University leads to career and culture for Jamaal Cross

Jamaal Cross is part of the 3.7 per cent of Australian Indigenous people to finish university. And he says if he can do it, anyone can.

We’ve met Jamaal at the Bendigo and District Aboriginal Corporation in Prouses Road, where he has worked as a Family Safety Project Officer since finishing his Bachelor of Human Services/Master of Social Work last November.

“I didn’t really take year 12 seriously and didn’t even think I was going to go to uni. I wasn’t really blessed with many opportunities… I think everything’s fallen into place because I made those decisions,” he says on committing to education despite the challenges.
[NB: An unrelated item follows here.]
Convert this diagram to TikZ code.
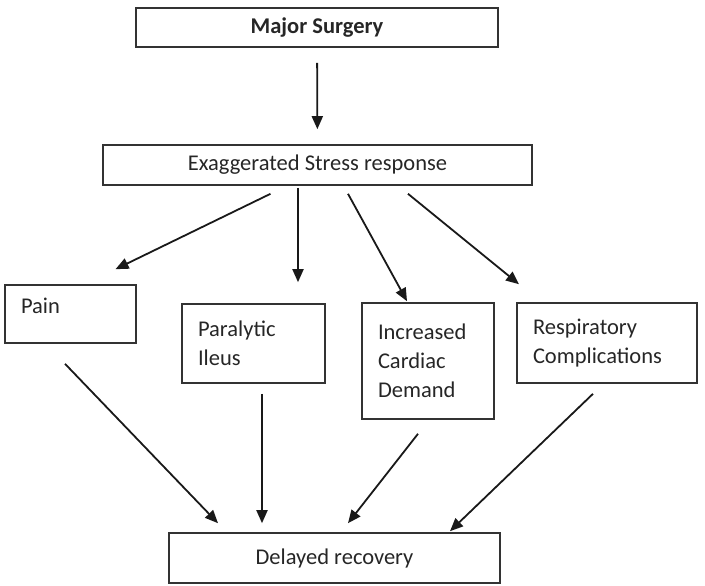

From Yorta Yorta Nation to Bendigo

Jamaal is a descendant of Thomas Shadrach James, who was a herbalist and a teacher on the Cummeragunja Reserve in the Barmah Forest. “He’s very well documented and was a very important person in Yorta Yorta culture and in history,” Jamaal says. Thomas married an Aboriginal woman, and the couple were the grandparents of Jamaal’s maternal grandmother. He says although his Indigenous culture has always been a part of his life, “there’s lots of it that’s missing and lots of it to learn, for sure”. His new role is filling in many of the gaps.

After finishing VCE at Mooroopna High School near Shepparton Jamaal took a gap year. “There was some uncertainty with what I wanted to do,” he says. “I knew I didn’t want to be a tradesman because I was never any good with my hands. I was mucking up a little bit as a teenager. Nothing stupid. Just some minor hiccups at a time where I felt like I had no purpose or direction. My old man actually pulled me aside and had a tricky conversation and suggested I’d be good at social work.

“I’d never even heard about it. So I read up on it. You’re working with people and talking with people constantly, and I thought I could do that, it sounded good.”

Jamaal got accepted into the Bendigo course and spent two years studying before deferring to work as a local justice worker alongside police and the sheriff’s office. Despite being offered ongoing employment and a pay rise, he left that position after two years to return to La Trobe.

“I had a job to do and that was go back to uni and finish the course,” he says. “I didn’t want to put it off until I was in my late 20s. Having had a little bit of experience I went back to uni with a different mindset. Uni is quite theoretical and a lot of it is on paper but to be able to align that with my own experiences, things just made a lot more sense.

“I didn’t know what to think at first, I was probably young and naive,” he says of the initial two years. “At the start I was thinking, we’re not going to need to know any of this, and that was wrong. It was all relevant.”

Breaking new ground at BDAC

Jamaal says he didn’t necessarily set out to work in the Indigenous community, as he didn’t want to typecast himself, although he’s happy to have been given opportunities at BDAC, where he’s combining work with learning about his own culture.

“We run the men’s shed,” he says. “On Tuesdays we have between 12 and 20 blokes come to the shed, most of them are fellas who are looking for something to do. It’s a lot of group work with men. And we’ve just completed a 14-week pilot program that’s essentially a men’s behaviour change/family violence program, but it’s culturally appropriate. We’ve got elders coming along and we’re learning about our culture and most importantly there’s a healing component to it.

“As it worked out, the elder that was there, and the cultural expert, were both from Mooroopna. All from the same bloodline as me, from the James family. So I was a pupil at times. I’m doing my work but I’m learning about my culture as well … I grew up in a modern house in a western society. I’d like to learn more. I think I missed out on a little bit.”

Jamaal says the pilot program, which his team has just received funding to run again, shared Dreamtime stories and knowledge on cultural landmarks, ecosystems, plus the way of life and the roles in traditional Aboriginal communities compared to now.

“Some of the results we have seen among the participants include increases in connection to culture and general wellbeing, stronger relationships with each other, greater support networks in place and a deeper understanding of family violence and its impacts.

“The program employs narrative and trauma-informed practice approaches that allows the guys to tell their stories first and foremost. It’s all part of healing and developing qualities of a good father/partner.”

It’s a field Jamaal plans to continue working in. “I like this space because it’s a developing one,” he says. “If you look all the way up the levels of government, family violence awareness is growing and it’s what they’re putting funding into … I think I’ll be working in family violence prevention for a while.”

NAIDOC WEEK and beyond

Jamaal has a few further work commitments for NAIDOC Week. Last week he and the men’s shed crew handed over 1000 clapsticks they’d made to gift to Indigenous children for the celebrations. Plus, he’ll be helping with a community barbecue in Maryborough.

“I’m an Indigenous person but I always kept my options open as to what field I’d end up working in,” he says. “Social work is very broad, so this may change down the track. Right now, I’m grateful for the space I’ve ended up in.

“I’ve been blessed with a big opportunity, in a supportive team for an organisation that’s doing great things for the community. I’m looking forward to the future.”